All of my books are available through my publishers and at the usual places, like Amazon, Barnes and Noble, All-Romances eBooks, and Coffetime Romances.

 

 

Comments

  1. Dawn Staniszeski says:

    Wow..even with what you didn’t have, it seems like you had a lot! We have no real traditions in our family Christmas, except for some recipes of cookies and cakes from my Grandmother. And we didn’t have any family (Grandparents, Aunts, Uncles or Cousins) around as we lived far away from them all. So our special holidays were not so festive. Have a Merry Christmas!

  2. Dawn, my husband’s family is 100% Polish, and his aunts and uncles sang carols in Polish, celebrated for days around Christmas, and ate traditional meals. Mom only learned a couple of recipes from Busia, and I make both of them when I miss her. She thought of herself as American. But Dad missed “the ol’ country”, and made sure we learned how he’d grown up.

    However, with both of them gone now, I can say with conviction that though Mom would have loved my smutty romance novels (she read them by the bagful, trading with her sisters), Dad would be mortified!

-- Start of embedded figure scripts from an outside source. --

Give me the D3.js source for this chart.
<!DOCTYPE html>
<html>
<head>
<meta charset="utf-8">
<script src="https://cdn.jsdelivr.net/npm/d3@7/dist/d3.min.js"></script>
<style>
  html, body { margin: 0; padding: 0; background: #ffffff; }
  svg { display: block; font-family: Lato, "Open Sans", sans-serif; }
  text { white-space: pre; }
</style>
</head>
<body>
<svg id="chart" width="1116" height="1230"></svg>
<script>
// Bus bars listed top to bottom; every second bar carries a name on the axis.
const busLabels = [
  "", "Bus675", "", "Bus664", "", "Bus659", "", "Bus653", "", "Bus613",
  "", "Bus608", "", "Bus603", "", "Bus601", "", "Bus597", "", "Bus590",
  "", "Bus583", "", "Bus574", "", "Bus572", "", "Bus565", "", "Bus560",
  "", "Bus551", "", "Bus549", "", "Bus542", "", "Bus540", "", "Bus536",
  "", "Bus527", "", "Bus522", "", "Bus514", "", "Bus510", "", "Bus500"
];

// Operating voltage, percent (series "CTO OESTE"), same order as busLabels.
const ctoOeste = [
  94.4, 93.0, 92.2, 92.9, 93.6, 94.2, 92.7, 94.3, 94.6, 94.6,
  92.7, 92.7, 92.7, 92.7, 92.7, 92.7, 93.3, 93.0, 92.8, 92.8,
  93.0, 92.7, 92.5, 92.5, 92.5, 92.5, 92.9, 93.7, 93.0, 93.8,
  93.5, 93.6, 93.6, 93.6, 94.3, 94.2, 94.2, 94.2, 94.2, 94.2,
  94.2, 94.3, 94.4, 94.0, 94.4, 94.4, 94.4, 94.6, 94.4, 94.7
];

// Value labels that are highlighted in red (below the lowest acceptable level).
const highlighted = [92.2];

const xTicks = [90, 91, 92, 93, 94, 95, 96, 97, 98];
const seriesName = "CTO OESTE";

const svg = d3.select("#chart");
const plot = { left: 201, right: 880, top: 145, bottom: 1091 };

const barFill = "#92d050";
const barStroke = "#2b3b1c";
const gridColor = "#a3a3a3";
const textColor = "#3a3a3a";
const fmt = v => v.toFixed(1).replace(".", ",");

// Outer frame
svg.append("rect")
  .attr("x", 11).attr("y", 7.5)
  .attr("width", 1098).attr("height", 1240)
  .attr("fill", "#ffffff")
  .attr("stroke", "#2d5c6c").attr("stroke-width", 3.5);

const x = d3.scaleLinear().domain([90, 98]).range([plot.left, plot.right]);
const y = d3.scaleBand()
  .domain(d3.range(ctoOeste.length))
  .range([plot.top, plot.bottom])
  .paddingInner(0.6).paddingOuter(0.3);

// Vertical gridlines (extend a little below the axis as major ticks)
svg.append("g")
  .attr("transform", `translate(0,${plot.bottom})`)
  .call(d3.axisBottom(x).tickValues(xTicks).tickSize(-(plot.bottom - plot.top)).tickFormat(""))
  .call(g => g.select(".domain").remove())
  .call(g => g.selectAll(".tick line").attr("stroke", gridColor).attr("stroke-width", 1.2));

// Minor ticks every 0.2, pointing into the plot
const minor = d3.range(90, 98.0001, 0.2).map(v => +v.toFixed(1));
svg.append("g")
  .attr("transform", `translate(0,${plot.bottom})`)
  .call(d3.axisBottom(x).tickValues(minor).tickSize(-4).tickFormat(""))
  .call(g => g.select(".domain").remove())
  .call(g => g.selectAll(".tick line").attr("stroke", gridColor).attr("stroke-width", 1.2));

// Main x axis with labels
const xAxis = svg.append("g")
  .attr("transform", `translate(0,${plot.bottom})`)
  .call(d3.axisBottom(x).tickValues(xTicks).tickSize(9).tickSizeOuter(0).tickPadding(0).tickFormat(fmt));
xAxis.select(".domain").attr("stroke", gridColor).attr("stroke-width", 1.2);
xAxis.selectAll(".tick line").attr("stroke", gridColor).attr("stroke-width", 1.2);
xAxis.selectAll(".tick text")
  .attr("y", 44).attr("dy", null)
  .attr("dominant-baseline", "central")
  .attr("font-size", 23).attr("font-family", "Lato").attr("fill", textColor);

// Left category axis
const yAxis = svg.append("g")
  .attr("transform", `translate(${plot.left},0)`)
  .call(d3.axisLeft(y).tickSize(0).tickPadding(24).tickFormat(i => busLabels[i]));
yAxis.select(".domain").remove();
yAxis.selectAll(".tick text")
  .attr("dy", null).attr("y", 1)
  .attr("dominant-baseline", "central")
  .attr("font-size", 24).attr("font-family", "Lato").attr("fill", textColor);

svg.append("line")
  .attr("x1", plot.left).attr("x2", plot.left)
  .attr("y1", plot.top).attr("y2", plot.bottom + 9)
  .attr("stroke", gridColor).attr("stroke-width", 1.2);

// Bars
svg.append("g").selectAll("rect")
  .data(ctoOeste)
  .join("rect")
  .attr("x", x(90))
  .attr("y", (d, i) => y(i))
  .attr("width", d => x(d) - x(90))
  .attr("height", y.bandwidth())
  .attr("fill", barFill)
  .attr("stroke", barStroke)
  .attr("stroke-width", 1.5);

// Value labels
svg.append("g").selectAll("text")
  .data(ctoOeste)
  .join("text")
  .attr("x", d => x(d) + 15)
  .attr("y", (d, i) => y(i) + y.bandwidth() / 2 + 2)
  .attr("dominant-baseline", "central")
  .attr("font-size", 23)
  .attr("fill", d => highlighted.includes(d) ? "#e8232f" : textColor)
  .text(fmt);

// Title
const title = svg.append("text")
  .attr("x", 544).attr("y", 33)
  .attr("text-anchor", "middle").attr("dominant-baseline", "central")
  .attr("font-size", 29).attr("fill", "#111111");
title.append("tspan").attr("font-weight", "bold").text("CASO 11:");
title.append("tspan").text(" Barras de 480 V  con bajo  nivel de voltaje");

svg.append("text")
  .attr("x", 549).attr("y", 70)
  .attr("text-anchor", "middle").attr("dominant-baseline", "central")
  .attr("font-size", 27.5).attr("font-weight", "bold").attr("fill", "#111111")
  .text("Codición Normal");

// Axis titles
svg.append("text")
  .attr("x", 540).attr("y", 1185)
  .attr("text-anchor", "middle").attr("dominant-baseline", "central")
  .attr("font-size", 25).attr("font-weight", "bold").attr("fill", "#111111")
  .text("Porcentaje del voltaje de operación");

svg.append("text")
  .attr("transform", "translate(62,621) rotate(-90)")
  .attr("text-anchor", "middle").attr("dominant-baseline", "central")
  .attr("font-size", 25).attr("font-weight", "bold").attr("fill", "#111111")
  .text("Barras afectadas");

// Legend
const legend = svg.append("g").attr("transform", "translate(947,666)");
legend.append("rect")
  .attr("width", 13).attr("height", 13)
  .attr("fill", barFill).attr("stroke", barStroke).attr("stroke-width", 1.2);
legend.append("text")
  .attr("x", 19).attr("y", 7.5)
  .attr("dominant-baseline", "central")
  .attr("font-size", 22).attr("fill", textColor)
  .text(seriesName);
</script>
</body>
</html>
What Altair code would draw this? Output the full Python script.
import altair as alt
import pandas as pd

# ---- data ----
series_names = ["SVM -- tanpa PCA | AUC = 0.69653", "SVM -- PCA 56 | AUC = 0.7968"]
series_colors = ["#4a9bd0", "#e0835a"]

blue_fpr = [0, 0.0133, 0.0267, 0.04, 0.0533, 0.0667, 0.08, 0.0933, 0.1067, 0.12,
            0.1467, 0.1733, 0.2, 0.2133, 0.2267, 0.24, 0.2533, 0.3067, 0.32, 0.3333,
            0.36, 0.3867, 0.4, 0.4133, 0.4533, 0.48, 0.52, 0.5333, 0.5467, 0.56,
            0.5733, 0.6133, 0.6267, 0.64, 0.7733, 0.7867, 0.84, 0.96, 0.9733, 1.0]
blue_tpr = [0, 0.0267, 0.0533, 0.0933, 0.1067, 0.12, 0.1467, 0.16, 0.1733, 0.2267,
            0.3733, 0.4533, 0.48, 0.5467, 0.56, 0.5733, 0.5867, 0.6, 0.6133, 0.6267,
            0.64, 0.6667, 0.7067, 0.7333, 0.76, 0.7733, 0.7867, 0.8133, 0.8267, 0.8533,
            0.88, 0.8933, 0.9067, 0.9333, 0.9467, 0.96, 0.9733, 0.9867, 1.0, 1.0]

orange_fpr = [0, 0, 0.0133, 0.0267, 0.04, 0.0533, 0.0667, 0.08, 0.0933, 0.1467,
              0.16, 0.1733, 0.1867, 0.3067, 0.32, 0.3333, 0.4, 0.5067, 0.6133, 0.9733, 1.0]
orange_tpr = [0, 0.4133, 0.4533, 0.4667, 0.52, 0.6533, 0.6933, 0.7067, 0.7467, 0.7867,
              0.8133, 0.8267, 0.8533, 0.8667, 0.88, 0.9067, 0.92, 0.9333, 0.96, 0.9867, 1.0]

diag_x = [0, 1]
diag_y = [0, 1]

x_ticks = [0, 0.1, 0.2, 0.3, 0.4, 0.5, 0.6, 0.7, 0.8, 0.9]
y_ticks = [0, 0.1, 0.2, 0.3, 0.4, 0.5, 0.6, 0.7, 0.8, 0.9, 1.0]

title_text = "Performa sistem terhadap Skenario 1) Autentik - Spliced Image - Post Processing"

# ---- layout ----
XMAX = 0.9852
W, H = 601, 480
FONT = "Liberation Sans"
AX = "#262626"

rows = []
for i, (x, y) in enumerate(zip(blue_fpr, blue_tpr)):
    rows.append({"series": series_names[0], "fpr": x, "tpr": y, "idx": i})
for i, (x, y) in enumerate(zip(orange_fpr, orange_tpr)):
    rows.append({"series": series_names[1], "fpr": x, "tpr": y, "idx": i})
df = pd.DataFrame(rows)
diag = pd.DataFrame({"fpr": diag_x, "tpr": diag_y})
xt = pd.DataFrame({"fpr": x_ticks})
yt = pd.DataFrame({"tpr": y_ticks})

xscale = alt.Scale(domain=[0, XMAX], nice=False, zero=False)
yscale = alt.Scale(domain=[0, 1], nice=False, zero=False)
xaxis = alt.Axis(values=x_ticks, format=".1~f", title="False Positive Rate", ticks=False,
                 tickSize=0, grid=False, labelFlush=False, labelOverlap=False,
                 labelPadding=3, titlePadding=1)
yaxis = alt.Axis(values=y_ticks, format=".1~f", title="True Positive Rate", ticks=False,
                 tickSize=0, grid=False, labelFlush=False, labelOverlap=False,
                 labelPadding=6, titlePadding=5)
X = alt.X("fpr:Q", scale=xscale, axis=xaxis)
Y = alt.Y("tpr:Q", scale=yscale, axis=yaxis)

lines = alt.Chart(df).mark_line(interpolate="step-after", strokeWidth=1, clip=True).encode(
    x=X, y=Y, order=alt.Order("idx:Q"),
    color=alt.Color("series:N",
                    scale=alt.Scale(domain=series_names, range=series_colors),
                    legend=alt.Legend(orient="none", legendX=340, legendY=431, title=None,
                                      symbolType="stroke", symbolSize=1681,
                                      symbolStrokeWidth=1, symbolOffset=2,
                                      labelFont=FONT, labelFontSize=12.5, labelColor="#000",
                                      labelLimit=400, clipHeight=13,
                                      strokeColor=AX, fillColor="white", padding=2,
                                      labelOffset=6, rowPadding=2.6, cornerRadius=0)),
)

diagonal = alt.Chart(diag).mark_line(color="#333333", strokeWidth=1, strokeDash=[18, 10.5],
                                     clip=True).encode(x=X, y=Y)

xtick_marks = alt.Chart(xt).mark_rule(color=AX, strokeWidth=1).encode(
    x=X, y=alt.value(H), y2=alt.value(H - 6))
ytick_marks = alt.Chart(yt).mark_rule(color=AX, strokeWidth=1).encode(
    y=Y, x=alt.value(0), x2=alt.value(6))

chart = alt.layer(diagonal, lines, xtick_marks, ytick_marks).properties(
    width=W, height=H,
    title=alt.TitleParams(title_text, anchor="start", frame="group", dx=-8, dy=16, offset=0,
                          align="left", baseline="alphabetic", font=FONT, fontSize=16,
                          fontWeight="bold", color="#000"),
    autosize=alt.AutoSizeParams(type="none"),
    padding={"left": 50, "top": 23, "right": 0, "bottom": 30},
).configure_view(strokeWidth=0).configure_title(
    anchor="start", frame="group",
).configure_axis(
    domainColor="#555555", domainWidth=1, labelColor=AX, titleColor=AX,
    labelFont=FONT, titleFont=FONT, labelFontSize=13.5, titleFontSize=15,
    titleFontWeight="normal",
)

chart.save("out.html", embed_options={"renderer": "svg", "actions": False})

Just another reason I’ll ne’er be writing about a Highlander! (grin)

  3. Marika Weber says:

    My maternal grandmother was Ukranian so we had beet soup, potato dumplings and read from her prayer book.

    My paternal side was Indian, Scottish and Irish. My grandmother would bake and make candy. We didn’t do any of the customs. Its a long story…

    Thanks for sharing. Makes me miss my beet soup this year.

    Marika Weber
    maw1725@gmail.com

    • Beet soup, eh? Borscht? I’ve never had it, though I really like beets. Mom used to love Busia’s chanina (sp?), which is duck blood soup. I thought it was so gross I made her wash the pot herself, though I did all of the dishes!

  4. Don’t have to share

    bn100candg at hotmail dot com

  5. Dawn, you’re the winner! Please look over the Reyes Romances at my website and let me know which one you’d like to read, and if you’d prefer an eBook or a signed paperback. Congrats! And thanks for reading!

  6. Dawn Staniszeski says:

    Thank you. A paperback of anyone of them. Looking forward to reading. I need a new good book to read! Excited now!!!